Non si tratta di una proposta formativa di partito, tanto è vero che vi partecipano persone di diversa collocazione o che non hanno alcuna appartenenza politica, ma un'opportunità di formazione attraverso uno sguardo che prova ad interpretare questo tempo oltre le categorie del passato, di quel Novecento che ancora non abbiamo elaborato (e che proprio per questo ritorna). E che s'incrocia con quello dei presenti, che vedo attentissimi alle suggestioni proposte.

E infatti, tanto nel pomeriggio di venerdì quanto nella mattinata di sabato, le mie relazioni sono interrotte da domande, richieste di chiarimenti, osservazioni. Nei miei passaggi so di essere abbastanza provocatorio, ma non chiedo ai presenti di condividere, quanto piuttosto di stimolare la riflessione sul nostro tempo, quello che la politica dovrebbe fare ma che ha perso per strada, quasi a fotografare la fatica del pensiero prima ancora dell'agire politico e sociale. Insomma, domande esigenti.

Nel mio argomentare, sono accompagnato da una nutrita bibliografia che propongo ai partecipanti come una sorta di itinerario letterario nel percorso di apprendimento che possa andare oltre le mie stesse parole. E mi accorgo così che le mie letture più care di questi anni sono ai più sostanzialmente sconosciute. Non è vero che la politica non interessa nessuno.
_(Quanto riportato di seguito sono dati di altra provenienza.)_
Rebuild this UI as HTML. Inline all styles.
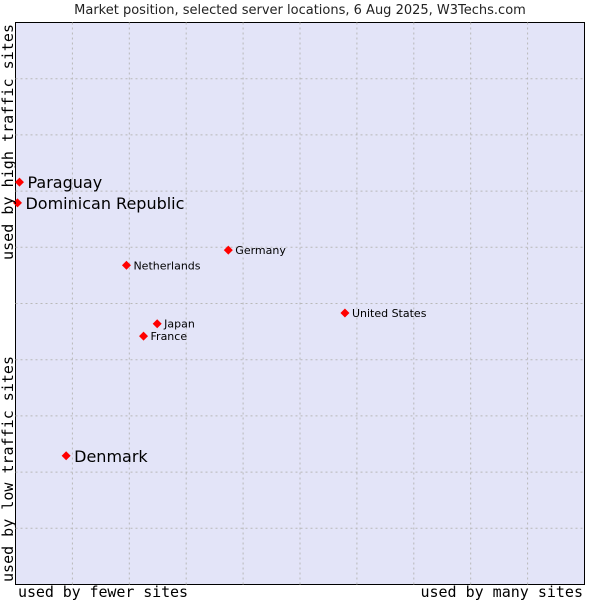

Mi sembra di cogliere invece nei presenti un desiderio di buona politica, come se in questi anni di buio profondo ci si fosse accontentati di aspettare che finisse "a nuttata", accondiscendendo nei fatti ad una sorta di antiberlusconismo che ha contribuito alla desertificazione del pensiero.

Alla fine della "due giorni" vedo volti soddisfatti, come se questa proposta avesse effettivamente contribuito a riconciliarli almeno un po' con la riflessione politica. Anche Laura e Marco sono contenti, mi coccolano con le loro cose buone che la terra, il mare e la maestria sono capaci di realizzare. "Ben, ben..." avrebbe detto Gianni con il suo sorriso sornione. Mentre torno verso il Trentino forse forzando un po' troppo il motore (che infatti si mette a fare le bizze) sono anch'io soddisfatto di essere stato qui, in queste splendide colline al confine fra l'Emilia Romagna e le Marche.

Quando qualcuno dei presenti al corso mi ha chiesto che cosa penso del dibattito sull'inamovibilità della vecchia classe dirigente e sulla rottamazione, ho risposto che non c'è nulla di più bello che disporsi a passare la mano, incrociando saperi e sguardi fra esperienze e generazioni diverse.